Stripping back any recognisable aspect of Russian culture, Jamie Lloyd’s adaptation of Anton Chekhov’s The Seagull presents the bare minimum of what theatre can be: a group of actors sitting onstage and delivering their lines as if at a table read.
Fans of Chekhov and Emilia Clarke will enjoy the show
We are dropped into the action from the get-go, starting in the middle of Chekhov’s play. Set in the Russian countryside, The Seagull is a dramatisation of the conflict of the past and present in the form of the dialectic between artistic differences and the changing nature of art. The lack of action and distraction in terms of set dressing, brings the themes of the play to the forefront, becoming the study of middle class life that Chekhov no doubt intended it to be. Like most of Chekhov’s works, the symbolism is more important than the actual plot. After a disastrous recital of Konstantin’s (Daniel Monks), his mother, Arkadina (Indira Varma), an aging actress, introduces an aspiring ingenue, Nina (Emilia Clarke) to a successful writer Trigorin (Tom Rhys Harries), intertwining conversations about the creation of art, its connection to fame and the nature of self-worth. All of the actors are onstage for the entirety of the play, cleverly reflecting the insular and isolated nature of the setting, where everybody knows everyone and their business.

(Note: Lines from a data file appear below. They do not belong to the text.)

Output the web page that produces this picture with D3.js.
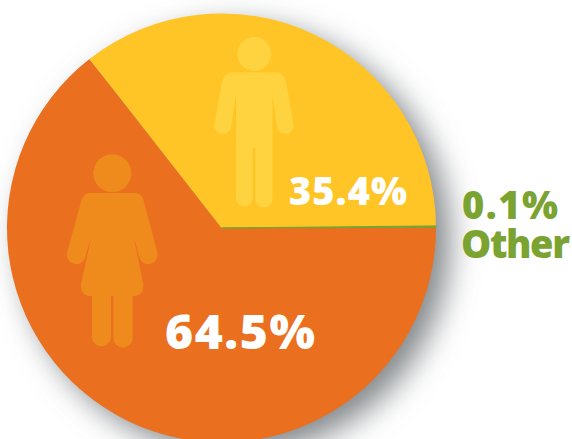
<!DOCTYPE html>
<html>
<head>
<meta charset="utf-8">
<script src="https://cdn.jsdelivr.net/npm/d3@7/dist/d3.min.js"></script>
<style>
  html, body { margin: 0; padding: 0; background: #fff; overflow: hidden; }
  text { font-family: "Open Sans", sans-serif; font-weight: 800; }
</style>
</head>
<body>
<svg id="chart" width="572" height="439"></svg>
<script>
// Share of respondents by gender
const categories = ["Male", "Other", "Female"];
const shares = [35.4, 0.1, 64.5];
const sliceColors = ["#FFC425", "#7BA331", "#EA6F1F"];
const valueLabels = ["35.4%", "0.1%", "64.5%"];

const width = 572, height = 439;
const cx = 221.5, cy = 228, radius = 214.5;
const startDeg = -38;

const svg = d3.select("#chart").attr("viewBox", [0, 0, width, height]);

// Soft drop shadow falling to the lower right of the disc
const blur = svg.append("defs").append("filter")
  .attr("id", "pie-shadow")
  .attr("x", "-20%").attr("y", "-20%")
  .attr("width", "140%").attr("height", "140%");
blur.append("feGaussianBlur").attr("stdDeviation", 15);

svg.append("circle")
  .attr("cx", cx + 14).attr("cy", cy + 12).attr("r", radius)
  .attr("fill", "#85898c")
  .attr("filter", "url(#pie-shadow)");

const pie = d3.pie()
  .sort(null)
  .value(d => d)
  .startAngle(startDeg * Math.PI / 180)
  .endAngle((startDeg + 360) * Math.PI / 180);

const arc = d3.arc().innerRadius(0).outerRadius(radius);
const color = d3.scaleOrdinal().domain(categories).range(sliceColors);

// The thin "Other" sliver is drawn last with a hairline so it stays visible
const slices = pie(shares).map((d, i) => ({ ...d, name: categories[i] }));
const g = svg.append("g").attr("transform", `translate(${cx},${cy})`);
g.selectAll("path")
  .data(slices.slice().sort((a, b) => b.data - a.data))
  .join("path")
  .attr("d", arc)
  .attr("fill", d => color(d.name))
  .attr("stroke", d => d.name === "Other" ? color(d.name) : "none")
  .attr("stroke-width", 1);

// Pictograms for the two main groups
const man = svg.append("g").attr("fill", "#FFD33F");
man.append("circle").attr("cx", 254.3).attr("cy", 54).attr("r", 17);
man.append("path").attr("d",
  "M232 72.5H276Q284 72.5 286 81L293.5 124A8.5 8.5 0 0 1 277 128L272.5 95V199" +
  "A8.5 8.5 0 0 1 255.3 199V148H252.8V199A8.5 8.5 0 0 1 236 199V95" +
  "L231 128A8.5 8.5 0 0 1 214.5 124L222 81Q224 72.5 232 72.5Z");

const woman = svg.append("g").attr("fill", "#EE8B1C");
woman.append("circle").attr("cx", 112.3).attr("cy", 173.3).attr("r", 19);
woman.append("path").attr("d",
  "M90 193H135Q141 193 143.5 200L157.3 252A9.4 9.4 0 0 1 139.5 258L133.5 236" +
  "L143.3 284Q144 296 134 296H132.7V338A9.6 9.6 0 0 1 113.4 338V296H111V338" +
  "A9.6 9.6 0 0 1 92 338V296H90Q80 296 81 284L91.5 236L85 258A9.4 9.4 0 0 1 67.2 252" +
  "L81.5 200Q84 193 90 193Z");

// Value labels
const labels = [
  { text: valueLabels[0], x: 289, y: 205, size: 38, span: 118, fill: "#fff" },
  { text: valueLabels[2], x: 165, y: 349, size: 48, span: 150, fill: "#fff" },
  { text: valueLabels[1], x: 462, y: 218.5, size: 38, span: 96, fill: sliceColors[1] },
  { text: categories[1], x: 461, y: 257.5, size: 38, span: 109, fill: sliceColors[1] }
];
svg.selectAll("text.label")
  .data(labels)
  .join("text")
  .attr("class", "label")
  .attr("x", d => d.x).attr("y", d => d.y)
  .attr("font-size", d => d.size)
  .attr("textLength", d => d.span)
  .attr("lengthAdjust", "spacing")
  .attr("fill", d => d.fill)
  .text(d => d.text);
</script>
</body>
</html>
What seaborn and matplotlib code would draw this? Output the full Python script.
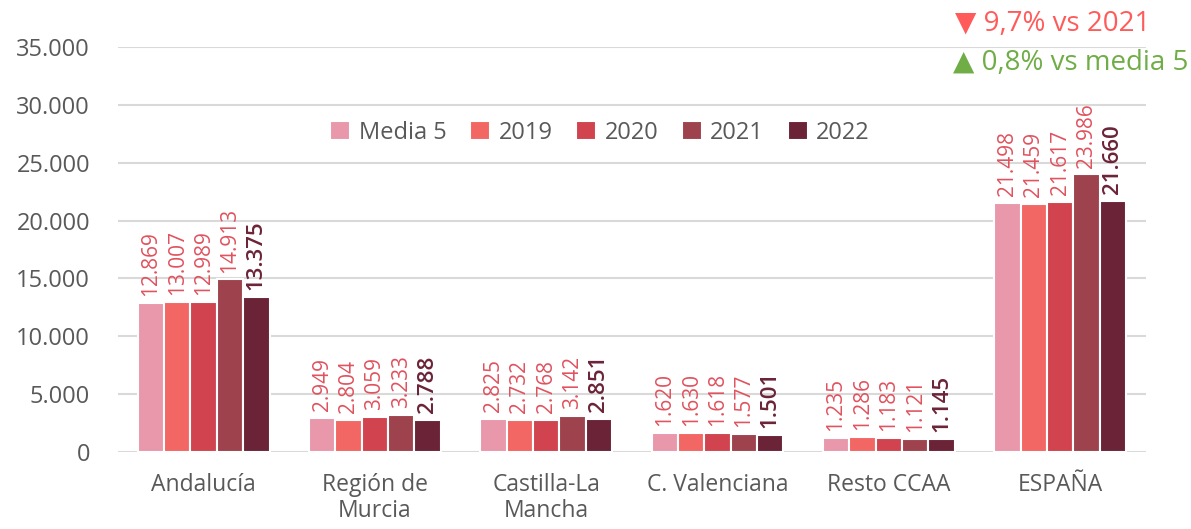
import pandas as pd
import matplotlib.pyplot as plt
import seaborn as sns

# Datos del gráfico
regiones = ['Andalucía', 'Región de\nMurcia', 'Castilla-La\nMancha',
            'C. Valenciana', 'Resto CCAA', 'ESPAÑA']
series = ['Media 5', '2019', '2020', '2021', '2022']
media5 = [12869, 2949, 2825, 1620, 1235, 21498]
v2019 = [13007, 2804, 2732, 1630, 1286, 21459]
v2020 = [12989, 3059, 2768, 1618, 1183, 21617]
v2021 = [14913, 3233, 3142, 1577, 1121, 23986]
v2022 = [13375, 2788, 2851, 1501, 1145, 21660]

colores = ['#E898AA', '#F26763', '#D1444F', '#9E434E', '#6B2337']
gris = '#595959'

# Tabla larga para seaborn
filas = []
for serie, valores in zip(series, [media5, v2019, v2020, v2021, v2022]):
    for reg, v in zip(regiones, valores):
        filas.append({'Region': reg, 'Serie': serie, 'Valor': v})
df = pd.DataFrame(filas)

sns.set_style('white')
plt.rcParams['font.family'] = ['Open Sans', 'DejaVu Sans']

fig = plt.figure(figsize=(11.91, 5.29), dpi=100)
ax = fig.add_axes([0.099, 0.1456, 0.863, 0.7654])

sns.barplot(data=df, x='Region', y='Valor', hue='Serie', palette=colores,
            saturation=1, width=0.77, edgecolor='white', linewidth=1.5, ax=ax)

def fmt(v):
    return f'{v:,.0f}'.replace(',', '.')

# Etiquetas de valor
for i, cont in enumerate(ax.containers):
    ultimo = i == len(ax.containers) - 1
    for barra in cont:
        h = barra.get_height()
        ax.annotate(fmt(h), (barra.get_x() + barra.get_width() / 2, h),
                    xytext=(0, 5), textcoords='offset points',
                    rotation=90, ha='center', va='bottom',
                    fontsize=16 if ultimo else 15,
                    color=colores[4] if ultimo else '#E0525E',
                    fontweight='semibold' if ultimo else 'normal',
                    annotation_clip=False)

ax.set_ylim(0, 35000)
ax.set_yticks(range(0, 35001, 5000))
ax.set_yticklabels([fmt(t) for t in range(0, 35001, 5000)])
ax.yaxis.grid(True, color='#D9D9D9', linewidth=1.5)
ax.set_axisbelow(True)
sns.despine(left=True, bottom=True)
ax.tick_params(axis='y', length=0, labelsize=17, labelcolor=gris, pad=20)
ax.tick_params(axis='x', length=0, labelsize=16.5, labelcolor=gris, pad=15)
ax.set_xlabel('')
ax.set_ylabel('')
for lab in ax.get_xticklabels():
    lab.set_va('top')
    lab.set_linespacing(1.1)

ax.legend(loc='center', bbox_to_anchor=(0.469, 0.788), ncol=5,
          frameon=False, fontsize=17, handlelength=0.85, handleheight=0.85,
          handletextpad=0.35, columnspacing=1.0, labelcolor=gris)

# Variaciones arriba a la derecha
fig.text(0.966, 0.955, '▼ 9,7% vs 2021', color='#FF5B5B', fontsize=20,
         ha='right', va='center')
fig.text(0.998, 0.88, '▲ 0,8% vs media 5', color='#70AD47', fontsize=20,
         ha='right', va='center')

plt.savefig('out.png', dpi=100)
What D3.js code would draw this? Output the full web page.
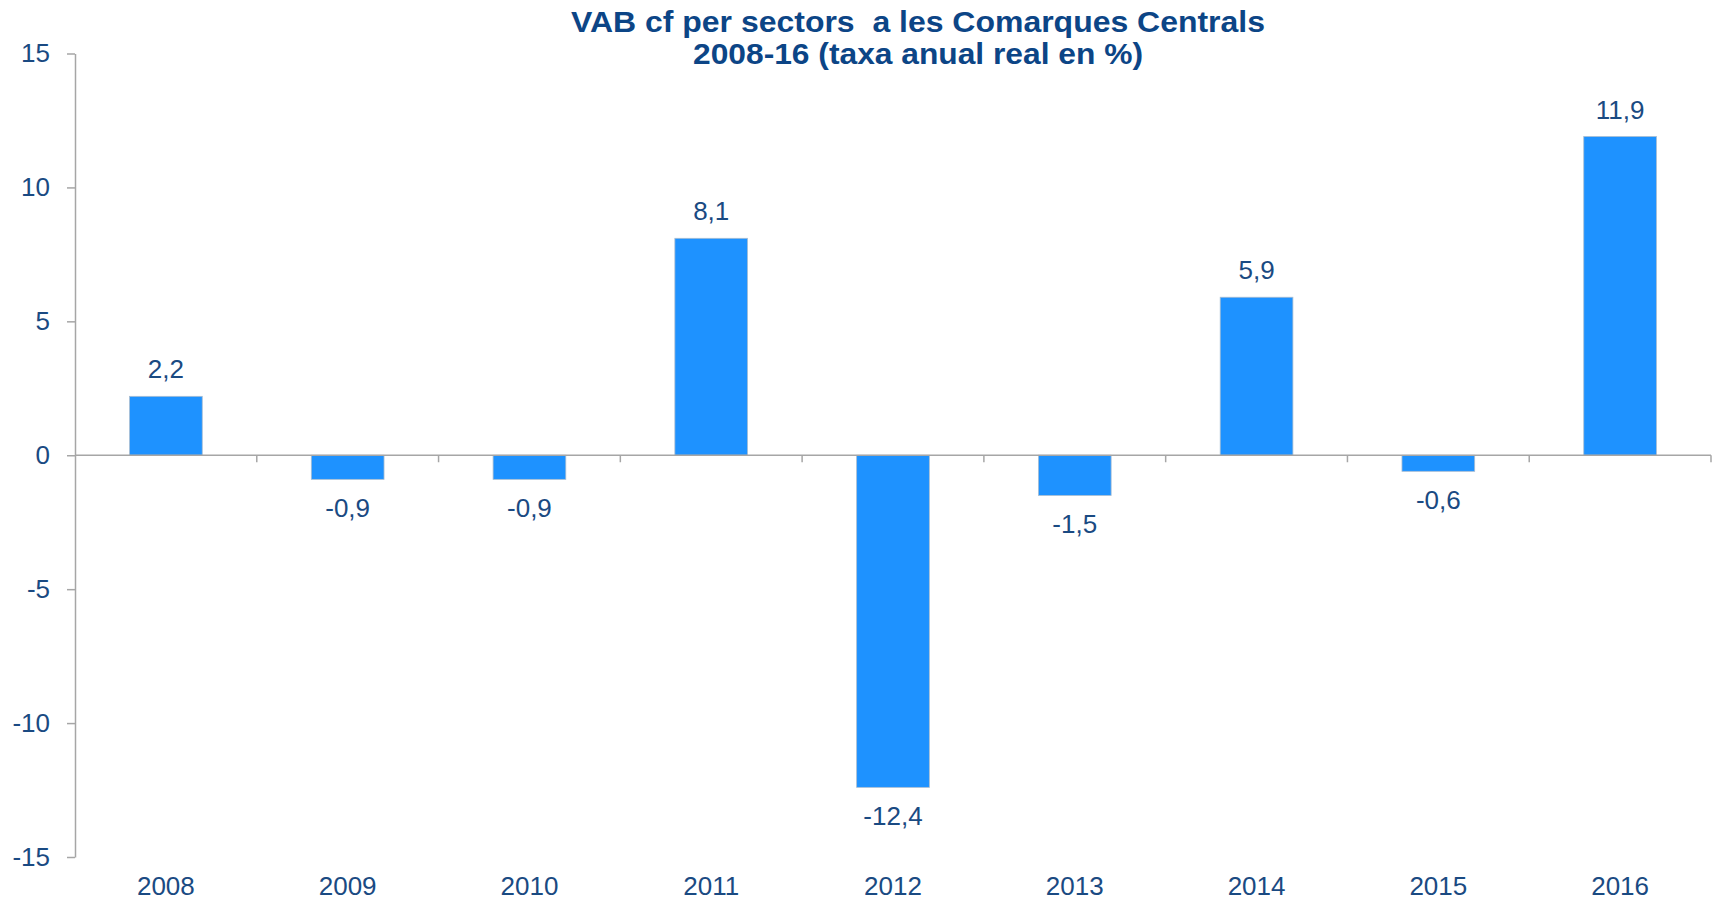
<!DOCTYPE html>
<html>
<head>
<meta charset="utf-8">
<script src="https://cdn.jsdelivr.net/npm/d3@7"></script>
<style>
  html, body { margin: 0; padding: 0; background: #ffffff; }
  svg { display: block; }
</style>
</head>
<body>
<svg id="chart" width="1713" height="902"></svg>
<script>
// Annual real growth of gross value added (VAB cf), Comarques Centrals
const years = ["2008", "2009", "2010", "2011", "2012", "2013", "2014", "2015", "2016"];
const growth = [2.2, -0.9, -0.9, 8.1, -12.4, -1.5, 5.9, -0.6, 11.9];
const yTicks = [15, 10, 5, 0, -5, -10, -15];
const titleLines = ["VAB cf per sectors  a les Comarques Centrals", "2008-16 (taxa anual real en %)"];

const W = 1713, H = 902;
const margin = { left: 75, right: 2, top: 53.5, bottom: 45 };

const svg = d3.select("#chart");
const fontFamily = "'Liberation Sans', Arial, sans-serif";
const labelColor = "#1a4a82";
const axisColor = "#a6a6a6";

const x = d3.scaleBand()
  .domain(years)
  .range([margin.left, W - margin.right])
  .paddingInner(0.6)
  .paddingOuter(0.3);

const y = d3.scaleLinear()
  .domain([-15, 15])
  .range([857, 53.5]);

// Bars
svg.append("g")
  .selectAll("rect")
  .data(years.map((yr, i) => ({ yr, v: growth[i] })))
  .join("rect")
  .attr("x", d => x(d.yr))
  .attr("width", x.bandwidth())
  .attr("y", d => y(Math.max(0, d.v)))
  .attr("height", d => Math.abs(y(d.v) - y(0)))
  .attr("fill", "#1e92ff")
  .attr("stroke", "#a9bdd1")
  .attr("stroke-width", 0.8);

// Vertical axis
const yAxis = svg.append("g")
  .attr("transform", `translate(${margin.left},0)`)
  .call(d3.axisLeft(y).tickValues(yTicks).tickSize(8).tickSizeOuter(0).tickPadding(17)
    .tickFormat(d => String(d)));
yAxis.select(".domain").attr("stroke", axisColor).attr("stroke-width", 1.5);
yAxis.selectAll(".tick line").attr("stroke", axisColor).attr("stroke-width", 1.5);
yAxis.selectAll(".tick text")
  .attr("fill", labelColor)
  .style("font-family", fontFamily)
  .style("font-size", "26px");

// Zero line with category separators
const zeroY = y(0);
const xAxis = svg.append("g")
  .attr("transform", `translate(0,${zeroY})`);
xAxis.append("line")
  .attr("x1", margin.left).attr("x2", W - margin.right)
  .attr("y1", 0).attr("y2", 0)
  .attr("stroke", axisColor).attr("stroke-width", 1.5);
const bounds = d3.range(1, years.length + 1).map(i => margin.left + i * (W - margin.right - margin.left) / years.length);
xAxis.selectAll("line.sep")
  .data(bounds)
  .join("line")
  .attr("class", "sep")
  .attr("x1", d => d).attr("x2", d => d)
  .attr("y1", 0).attr("y2", 7)
  .attr("stroke", axisColor).attr("stroke-width", 1.5);

// Year labels along the bottom
svg.append("g")
  .selectAll("text")
  .data(years)
  .join("text")
  .attr("x", d => x(d) + x.bandwidth() / 2)
  .attr("y", 895)
  .attr("text-anchor", "middle")
  .attr("fill", labelColor)
  .style("font-family", fontFamily)
  .style("font-size", "26px")
  .text(d => d);

// Value labels
const fmt = v => v.toFixed(1).replace(".", ",");
svg.append("g")
  .selectAll("text")
  .data(years.map((yr, i) => ({ yr, v: growth[i] })))
  .join("text")
  .attr("x", d => x(d.yr) + x.bandwidth() / 2)
  .attr("y", d => d.v >= 0 ? y(d.v) - 18 : y(d.v) + 38)
  .attr("text-anchor", "middle")
  .attr("fill", labelColor)
  .style("font-family", fontFamily)
  .style("font-size", "26px")
  .text(d => fmt(d.v));

// Title
const titleWidths = [694, 450];
const title = svg.append("g");
titleLines.forEach((line, i) => {
  title.append("text")
    .attr("x", 918)
    .attr("y", 32 + i * 32)
    .attr("text-anchor", "middle")
    .attr("fill", "#0c4586")
    .attr("textLength", titleWidths[i])
    .attr("lengthAdjust", "spacingAndGlyphs")
    .style("font-family", "'Liberation Sans Narrow', 'Arial Narrow', " + fontFamily)
    .style("font-weight", "bold")
    .style("font-size", "29px")
    .style("white-space", "pre")
    .text(line);
});
</script>
</body>
</html>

Konstantin is an incredibly difficult character to portray, mainly due to the monotonous and nihilistic aspects of his character, something which Monks executes well. In his portrayal, Monks manages to create a character who is sympathetic rather than the annoying and overly-dramatic persona that Konstantin initially seems to possess. Clarke is the picture of an ingenue, her over-eagerness is endearing in the most tragic way possible. A subtle presence, Clarke brings a softness and innocence to the stage that we can only see in art, and so becomes a much needed respite from the real world. Harries’ interpretation of Trigorin is incredibly interesting, as there is a hint of self-deprecation in his performance which is refreshing, copared to the the boastful and more paternalistic persona that is normally associated with the character. Varma is a larger than life presence onstage. The contrast that she presents with other characters as well as her impressive range provides some well-needed respite from the monotony of the rest of the show.
Between the heat of the Harold Pinter Theatre and the bare production value of this adaptation, the show drags on in a seemingly never-ending way, only to be disturbed by the occasional audience members being rebuked by staff for taking photos. Fans of Chekhov and Emilia Clarke will enjoy the show, but perhaps The Seagull should be avoided if you aren't a fan and are wanting a fun night out on the West End.